The well-preserved inscription on this cinerary urn, reads: 'Dis Manibus | Flaviae Zoe | Nucerinus coniugi | karissimae bene merenti | item sibi et | Pomponiae Thallusae' on the right...
The well-preserved inscription on this cinerary urn, reads: "Dis Manibus | Flaviae Zoe | Nucerinus coniugi | karissimae bene merenti | item sibi et | Pomponiae Thallusae" on the right panel; the left panel, reads "et P Betilieno | Cureti Carpo et | Primigenio."
The translation of both, reads: "To the Spirits of the Dead, Nucerinus [made this monument] for Flavia Zoe, dearest [and] well-deserving wife, likewise for himself and for Pomponia Thallusa / and for P[ublius] Betilienus Curetius Carpus and Primigenius.”
Rossie Priory Collection, Perthshire, Scotland, acquired in Rome between 1820 - 1825, thence by descent Mr. A. Alonso, Salamanca, Spain, acquired in the 1960s - 1980s.
Lord Charles Kinnaird (1780-1826), the 8th Lord Kinnaird, and his son Lord George William Russell (1790-1846), the 9th Lord, of Rossie Priory, Perthshire, Scotland, visited Rome on the Grand Tour and acquired many ancient works which they brought back to their stately home. A catalogue of the ancient art was compiled by the 9th Lord and published in 1877.
Literature
Double cinerary urns are rarer. For a comparative example of a cinerary urn inscribed to Julia Prisca, see the Museo Nazionale Romano, Rome (Inv. no. 297204).

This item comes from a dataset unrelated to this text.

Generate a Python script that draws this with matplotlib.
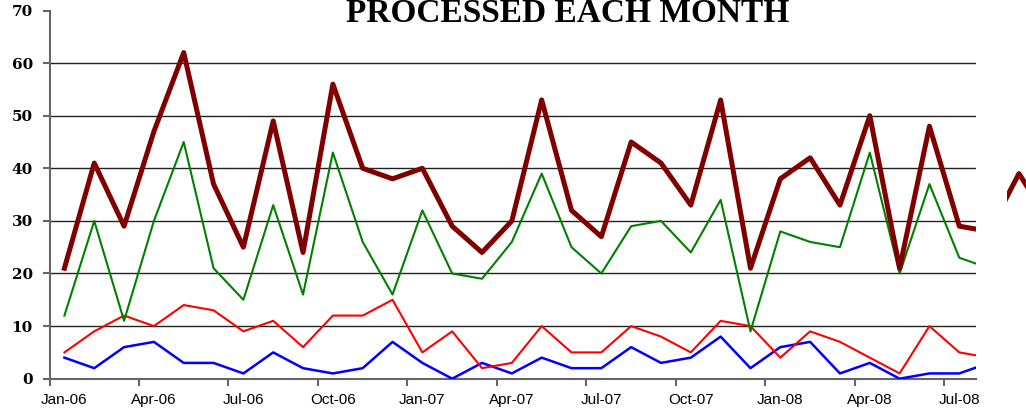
import matplotlib.pyplot as plt
from matplotlib.patches import Rectangle

# 月份标签：2006年1月到2008年10月
month_names = ['Jan', 'Feb', 'Mar', 'Apr', 'May', 'Jun',
               'Jul', 'Aug', 'Sep', 'Oct', 'Nov', 'Dec']
months = [f'{m}-{y}' for y in ['06', '07', '08'] for m in month_names][:34]

# 每月处理数量
total = [21, 41, 29, 47, 62, 37, 25, 49, 24, 56, 40, 38,
         40, 29, 24, 30, 53, 32, 27, 45, 41, 33, 53, 21,
         38, 42, 33, 50, 21, 48, 29, 28, 39, 30]
green = [12, 30, 11, 30, 45, 21, 15, 33, 16, 43, 26, 16,
         32, 20, 19, 26, 39, 25, 20, 29, 30, 24, 34, 9,
         28, 26, 25, 43, 20, 37, 23, 21]
red = [5, 9, 12, 10, 14, 13, 9, 11, 6, 12, 12, 15,
       5, 9, 2, 3, 10, 5, 5, 10, 8, 5, 11, 10,
       4, 9, 7, 4, 1, 10, 5, 4]
blue = [4, 2, 6, 7, 3, 3, 1, 5, 2, 1, 2, 7,
        3, 0, 3, 1, 4, 2, 2, 6, 3, 4, 8, 2,
        6, 7, 1, 3, 0, 1, 1, 3]

y_ticks = [0, 10, 20, 30, 40, 50, 60, 70]

fig = plt.figure(figsize=(10.26, 4.09), dpi=100)
ax = fig.add_axes([0.04825, 0.0741, 0.903, 0.9002])

ax.plot(range(len(blue)), blue, color='#0000ff', lw=1.8, zorder=3)
ax.plot(range(len(red)), red, color='#ff0000', lw=1.5, zorder=4)
ax.plot(range(len(green)), green, color='#008000', lw=1.5, zorder=5)
ax.plot(range(len(total)), total, color='#800000', lw=3.6, zorder=6)

# 右侧图外露出的一小段深红线
frag, = ax.plot(range(len(total)), total, color='#800000', lw=3.6, zorder=6)
frag.set_clip_path(Rectangle((31.6, -20), 10, 120, transform=ax.transData))

ax.set_xlim(-0.5, 30.56)
ax.set_ylim(0, 70)

# 坐标轴样式
for s in ['top', 'right']:
    ax.spines[s].set_visible(False)
for s in ['left', 'bottom']:
    ax.spines[s].set_color('#666666')
    ax.spines[s].set_linewidth(1.5)

ax.set_yticks(y_ticks)
ax.set_yticklabels([str(v) for v in y_ticks], family='DejaVu Serif',
                   fontweight='bold', fontsize=11)
ax.tick_params(axis='y', length=5, width=1.5, color='#666666', pad=7)

ax.set_xticks(range(0, 31, 3))
ax.set_xticklabels(months[0:31:3], family='Liberation Sans', fontsize=11)
ax.set_xticks([i - 0.5 for i in range(0, 31, 3)], minor=True)
ax.tick_params(axis='x', which='major', length=0, pad=10)
ax.tick_params(axis='x', which='minor', length=5, width=1.5, color='#666666')

# 网格线（顶部70处不画）
for v in y_ticks[1:-1]:
    ax.axhline(v, color='#222222', lw=1.0, zorder=1)

fig.text(568 / 1026, 1 - 22 / 409, 'PROCESSED EACH MONTH', ha='center',
         va='baseline', fontsize=24, fontweight='bold',
         family='Liberation Serif')

plt.savefig('out.png', dpi=100)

Such double-panel urns usually commemorate the deceased with space left for his (or her) surviving spouse in the other panel. This urn is likely to be for a family group. Flavia Zoe must have been a first-generation Roman citizen – perhaps the daughter of an imperial freedman – since this inscription with its DIS MANIBVS can hardly be later than circaAD 125, and the Flavian dynasty ended in AD 96. Nucerinus, the dedicator of the urn, and Flavia Zoe's husband, does not give his full name. It is possible that he was a Roman citizen like his wife. If so, it might be that Pomponia Thallusa was his sister or daughter – taking him to be Pomponius Nucerinus – and that she was married to Betilienus Curetius Carpus. Then Primigenius might be their son: it means 'first-born'.
Publications
Lord Kinnaird and Edmond Oldfield, Notes and Reminiscences of Rossie Priory, Dundee, 1877. A. Michaelis, Ancient Marbles in Great Britain, Cambridge, 1882, p. 655, no. 101. Corpus Inscriptionum Latinarum, vol. VI, 3, Berlin 1886, Urbs Roma, no. 18468 (Recorded at Rossie Priory).